HARARE (Reuters) - Zimbabwean President Robert Mugabe will confront his critics at a summit of the African Union on Monday, fresh from victory in a one-candidate election which observers said was scarred by violence and intimidation.
Heads of state of the body, meeting in Egypt, are likely to press him to enter talks with opposition leader Morgan Tsvangirai to end political crisis in a country whose economy, wrecked by hyperinflation, has produced millions of refugees.
U.S. Secretary of State Condoleezza Rice has urged support for international action against Mugabe’s government, including U.N.-authorized sanctions and an arms embargo.
But the AU seems reluctant to back calls for sanctions, favoring instead a Kenyan-style power-sharing transition.
In an apparent response to pressure for talks, Mugabe said in an inaugural speech on Sunday he was committed to dialogue with the opposition Movement for Democratic Change (MDC).
Tsvangirai has said his party is also committed to AU-sponsored talks, although no negotiations have started. But he added he would ask the AU not to recognize Mugabe’s re-election.
The MDC said the AU should not welcome Mugabe at the summit.
“I don’t think it would be right for the African Union to welcome him after all he has done,” Thokozani Khupe, MDC vice president, said in Sharm el-Sheikh in Egypt.
“I think it is important that the African leaders break the silence. It is high time they call a spade a spade.”
She said she had no plans to talk to the Zimbabwean delegation on the sidelines of the summit. Officials in Harare said Mugabe was due to leave for Egypt late on Sunday night.
The Egyptian summit may be split between critics of Mugabe, like Kenya, and opponents of any action against him led by South African President Thabo Mbeki, who has been widely criticized for taking a soft line with his neighbor.
Kenya’s Prime Minister Raila Odinga was quoted as saying on Sunday that the AU should deploy troops.
“What is happening in Zimbabwe is a shame and an embarrassment to Africa in the eyes of the international community and should be denounced,” he said.
But AU security chief Ramtane Lamamra played down the prospects of peacekeepers being sent.
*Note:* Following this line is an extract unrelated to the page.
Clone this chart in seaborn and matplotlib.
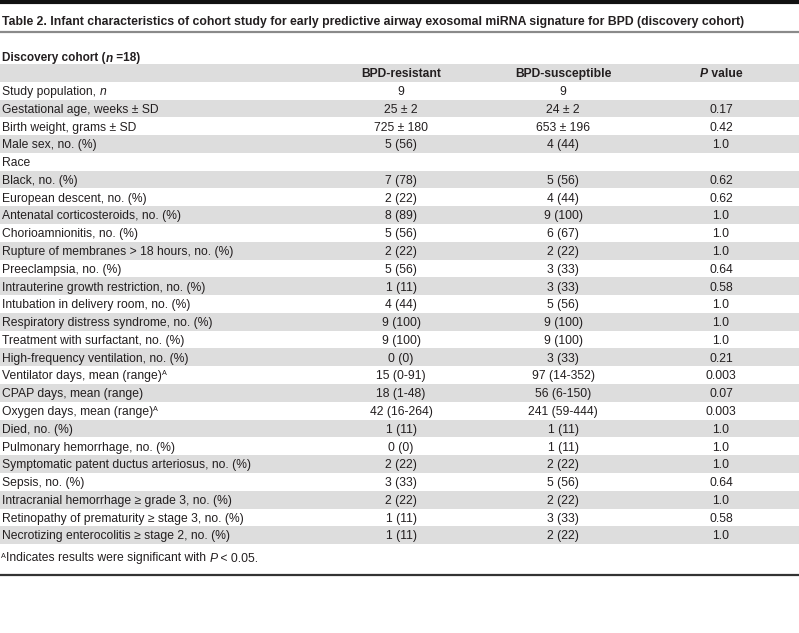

Ethiopian Prime Minister Meles Zenawi said it was important the two parties talked, adding it was too soon to talk of foreign peacekeeping forces being sent to Zimbabwe.
“There has to be some sort of negotiations between the parties,” he said. “If not, polarization will be the result.”
He added: “There cannot be a sustainable solution to the Zimbabwean crisis under the leadership of one or the other party.”
Djibouti Foreign Minister Mahamoud Ali Youssouf said Africa had to help prevent civil war in the country.
Mugabe began another five-year term on Sunday after being declared overwhelming winner of an election which observers said was scarred by violence and intimidation.
Mugabe, 84 and in power since independence from Britain in 1980, was quickly sworn in to allow him to attend the summit.
Tsvangirai withdrew a week before the election, saying a systematic campaign of violence had made a free and fair ballot impossible. Mugabe won 85.51 percent of the votes, according to the electoral commission.
Human rights groups and witnesses accused pro-Mugabe militias of forcing people to vote in some areas.
Regional observers said the ballot did not reflect the will of Zimbabweans, adding that pre-election conditions fell short of Southern African Development Community (SADC) principles and guidelines for elections.
Pan-African parliament observers said it was so flawed it should be rerun.